Trovões distantes nos fazem saber que ela, a chuva, a tempestade está se deslocando.

Quanta lama insensível, quantas intempéries nos aguardam nos próximos tempos?

Abraços do xará.

People MR disse...

Me tocou fundo. Quanta sensibilidade.Belíssimo.

Tomara que os responsáveis pelas tragédias leiam este texto.

No Osso disse...

Amigos (Maria, Fátima, Paula, Xará e Paçoca),
Há pouco escrevi a um amigo que escrevi esse texto com a mão solta e o coração apertado. Está difícil passar por isso. Mas, como bom otimista, acho que alguma lição tiraremos daí e evoluiremos. Bem, mas antes, quero mijar no pé do poder.
Abraços....

Vania Osorio disse...

Alexandre,
a dor que sinto (eu que nada sofri) já é tanta, que nem ouso tentar imaginar a dos que estão no meio desse pesadelo.
Deposito também meu silêncio em respeito a eles.
Mas tudo isso é um grito, um alarme que disparou há dias e que ninguém consegue desarmar.

Criba disse...

Puts... ainda engasgado e sem palavras.

Nenhum comentário pode ser mais simples e direto do que esse, ó:

Lindo!

Unknown disse...

vc querido como sempre "grandioso" parabéns e bjo

No Osso disse...

Vânia, Criba e Vera,

Para além da ajuda que todos estamos dando ao pessoal que está lá, no meio do furacão (e Vânia é um exemplo emocionante, pois tem pegado seu carro e subido a serra disposta a ajudar de peito aberto), também temos nossos gritos íntimos que não querem calar.

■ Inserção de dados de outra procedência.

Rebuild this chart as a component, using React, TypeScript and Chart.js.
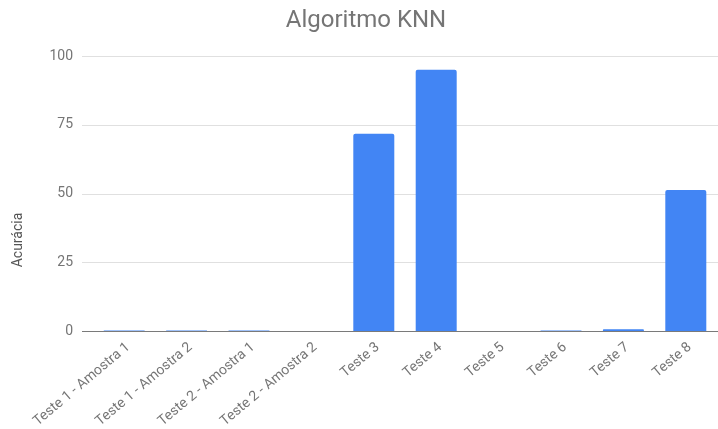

Esse meu texto é isso.
Obrigado pela visita.

Gonzalo Chavez disse...

Forca xandao, toda minha solidaridade com o pessoal da Serra do rio. Lindo o texto. Um grande abraco

No Osso disse...

Gonzy, meu velho, obrigado pela visita.
Estamos todos torcendo para que a tragédia não se repita, não por milagre da natureza, mas pelo preparo dos homens. Que políticos, empresários, moradores enfrentemos a tarefa árdua que é reconstruir, mudando o que deve ser mudado.
Abraços.

Dag Bandeira disse...

Calo-me com você em homenagem não só aos mortos, mas a todos que ficaram e ainda conseguiram dizer: "tenho esperança, tenho que recomeçar".

No Osso disse...

Dag, muito bem lembrado. Os sobreviventes merecem nosso carinho, auxílio, principalmente depois, quando tudo voltar "ao normal".